**Aim of the exercise**
Every line from the start of the entries up to and including the one bearing "1-284/405, (840-134)/858, (284-38)/405])" must be printed verbatim, without the pictures.

**Task data**
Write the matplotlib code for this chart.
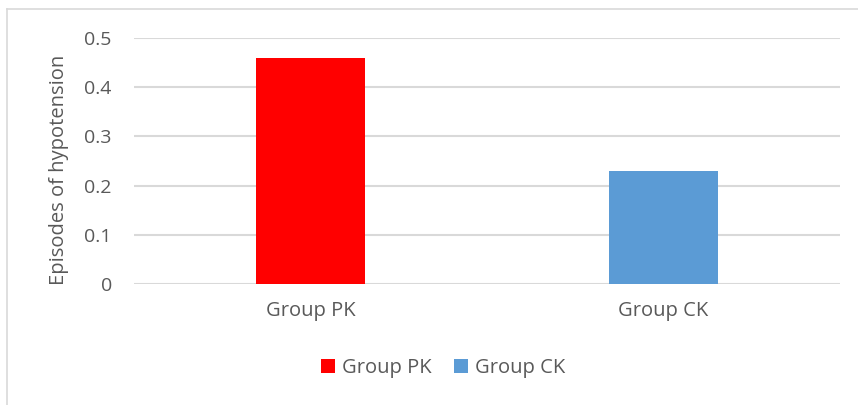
import matplotlib
matplotlib.use("Agg")
import matplotlib.pyplot as plt
from matplotlib.patches import Patch

categories = ["Group PK", "Group CK"]
values = [0.46, 0.23]
colors = ["#FF0000", "#5B9BD5"]
yticks = [0, 0.1, 0.2, 0.3, 0.4, 0.5]
ylabel = "Episodes of hypotension"

plt.rcParams['font.family'] = ['Open Sans', 'DejaVu Sans']
txt = "#595959"

fig = plt.figure(figsize=(8.58, 4.05), dpi=100)
ax = fig.add_axes([134/858, 1-284/405, (840-134)/858, (284-38)/405])

x = list(range(len(categories)))
ax.bar(x, values, width=0.31, color=colors, zorder=3)
ax.set_xlim(-0.5, len(categories) - 0.5)
ax.set_ylim(0, 0.5)
ax.set_yticks(yticks)
ax.set_yticklabels([f"{t:g}" for t in yticks], color=txt, fontsize=14)
ax.set_xticks(x)
ax.set_xticklabels(categories, color=txt, fontsize=14.5)
ax.tick_params(axis='y', length=0, pad=16)
ax.tick_params(axis='x', length=0, pad=12)
ax.grid(axis='y', color="#D9D9D9", linewidth=1.5, zorder=0)
for s in ax.spines.values():
    s.set_visible(False)
ax.set_ylabel(ylabel, color=txt, fontsize=14.5)
ax.yaxis.set_label_coords(69/858, 1-170/405, transform=fig.transFigure)

handles = [Patch(facecolor=c, label=l) for c, l in zip(colors, categories)]
leg = fig.legend(handles=handles, loc='center', bbox_to_anchor=(443/858, 1-368/405),
                 ncol=2, frameon=False, fontsize=14.5, handlelength=0.7, handleheight=0.7,
                 handletextpad=0.35, columnspacing=1.1)
for t in leg.get_texts():
    t.set_color(txt)

# chart border (top and left visible)
fig.add_artist(plt.Line2D([7/858, 1], [1-9/405, 1-9/405], transform=fig.transFigure, color="#D9D9D9", linewidth=1.2))
fig.add_artist(plt.Line2D([7/858, 7/858], [0, 1-9/405], transform=fig.transFigure, color="#D9D9D9", linewidth=1.2))

fig.savefig("out.png", dpi=100)
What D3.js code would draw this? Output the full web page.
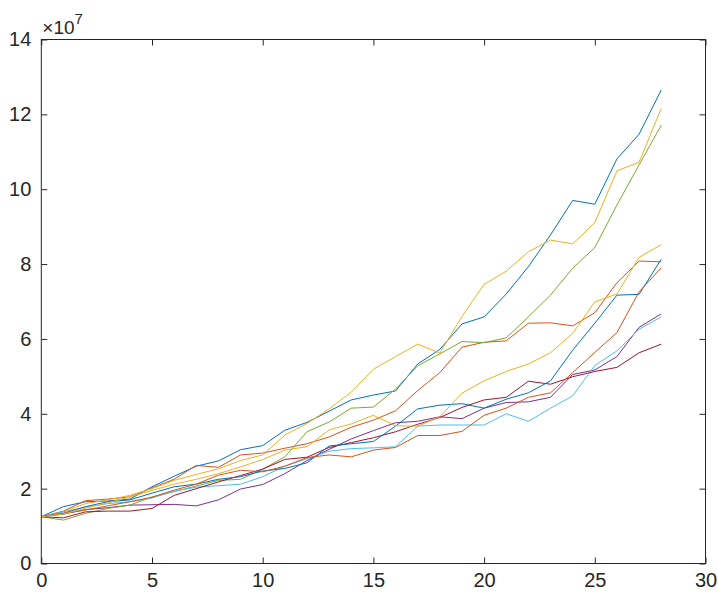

**Answer for the task**
Write the matplotlib code for this chart.
import matplotlib
matplotlib.use("Agg")
import matplotlib.pyplot as plt
from matplotlib.patches import Patch

categories = ["Group PK", "Group CK"]
values = [0.46, 0.23]
colors = ["#FF0000", "#5B9BD5"]
yticks = [0, 0.1, 0.2, 0.3, 0.4, 0.5]
ylabel = "Episodes of hypotension"

plt.rcParams['font.family'] = ['Open Sans', 'DejaVu Sans']
txt = "#595959"

fig = plt.figure(figsize=(8.58, 4.05), dpi=100)
ax = fig.add_axes([134/858, 1-284/405, (840-134)/858, (284-38)/405])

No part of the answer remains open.